By the Court. — Order reversed and cause remanded for a new trial on all issues following administrative resolution of the tariff question.
Auto-Owners is a party because it provided a performance bond on Mohr's behalf.
Section 805.16, Stats., provides in part:
If an order granting or denying a motion challenging the sufficiency of evidence or for a new trial is not entered within 90 days after verdict, the motion shall be deemed denied.
Although beyond the ninety-day limit, we consider the October 4 date as equivalent to statutory time limits because the statutes allow a trial court to enlarge the time needed for rendering a decision, "for cause shown and upon just terms." Section 801.15(2)(a), Stats.
Wisconsin law affords a properly certified transcript a presumption of reliability by declaring it admissible as evidence. Section 889.11, Stats.
Section 752.35, Stats., provides:
Discretionary reversal. In an appeal to the court of appeals, if it appears from the record that the real controversy has not been fully tried, or that it is probable that justice has for any reason miscarried, the court may reverse the judgment or order appealed from, regardless of whether the proper motion or objection appears in the record and may direct the entry of the proper judgment or remit the case to the trial court for entry of the proper judgment or for a new trial, and direct the making of such amendments in the pleadings and the adoption of such procedure in that court, not inconsistent with statutes or rules, as are necessary to accomplish the ends of justice.
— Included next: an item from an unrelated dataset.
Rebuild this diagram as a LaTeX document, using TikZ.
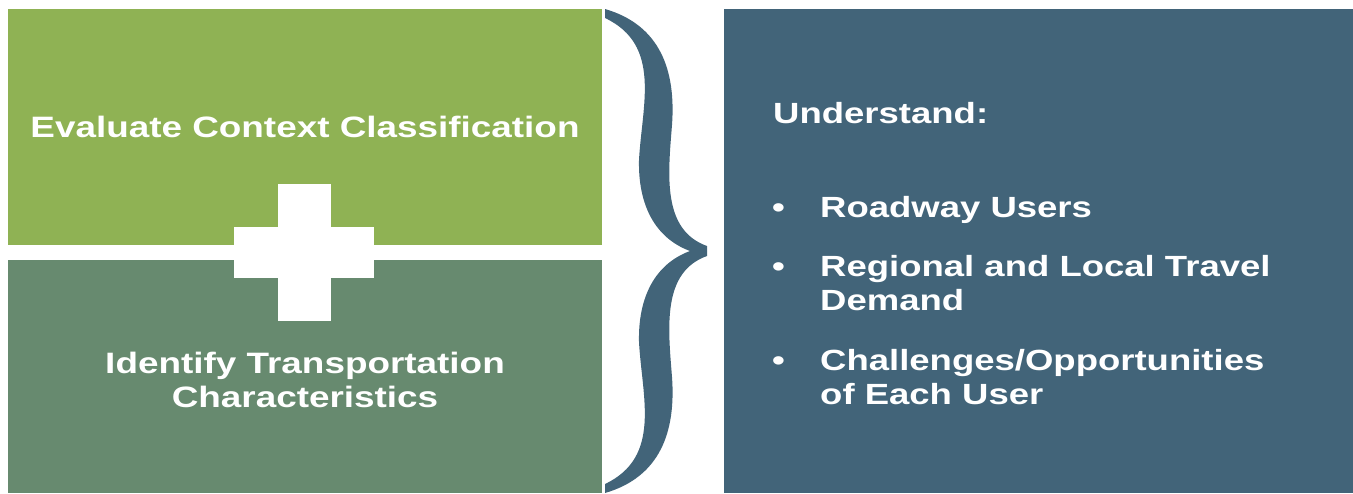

Chapter 196 uses, but does not define, the word "tariff." However, judging from the context surrounding its use, we see no reason to doubt that the legislature intended "tariff' to mean rate schedules and accompanying rules and regulations that are filed with the PSC.
Introduced as plaintiffs Exhibit No. 89, the tariff is denominated as "P.S.C. of W. No. 1, section 8, eighth revised sheet 8.1, amendment no. 714, effective: February 1, 1979." It is entitled, "Directory Listings," and the applicable paragraphs are numbered 1.4 and 1.4.1.